UT and A&M have come very close to separating two times before over the last two decades, yet the leaders of both schools have never been able to pull the trigger (even if some their respective fans would love to use a machine gun on the relationship). A combination of politics, institutional culture and uniquely shared endowment money that makes football TV revenue look like pocket change (see the Permanent University Fund) has always kept them together.

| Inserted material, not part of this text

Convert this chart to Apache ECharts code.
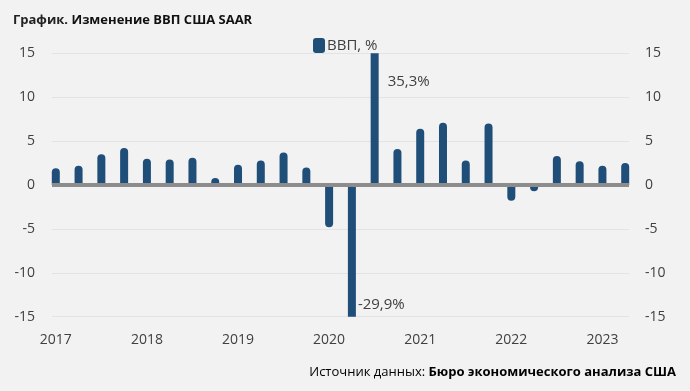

Could Texas A&M end up in the SEC? I guess anything is possible, but let’s be clear that just because Aggies are angry doesn’t mean that they’ll move to the SEC. Any rational analysis needs to address (1) why the SEC would expand when it has no leverage to renegotiate its current TV contracts (meaning that the current SEC schools would be subsidizing any expansion until 2024), (2) why ESPN would help out the SEC on that front when it has direct interests in keeping the Big 12 alive, (3) how a court challenge to any restrictions on showing high school games on the Longhorn Network would turn out, (4) why Texas politicians would suddenly be wallflowers on conference realignment when history clearly indicates that they are not only not wallflowers, but completely interventionist and (5) why UT would just roll over and let A&M walk away. I would love to entertain arguments that address all of those massive roadblocks. “Aggies are steaming mad”, however, isn’t a valid argument.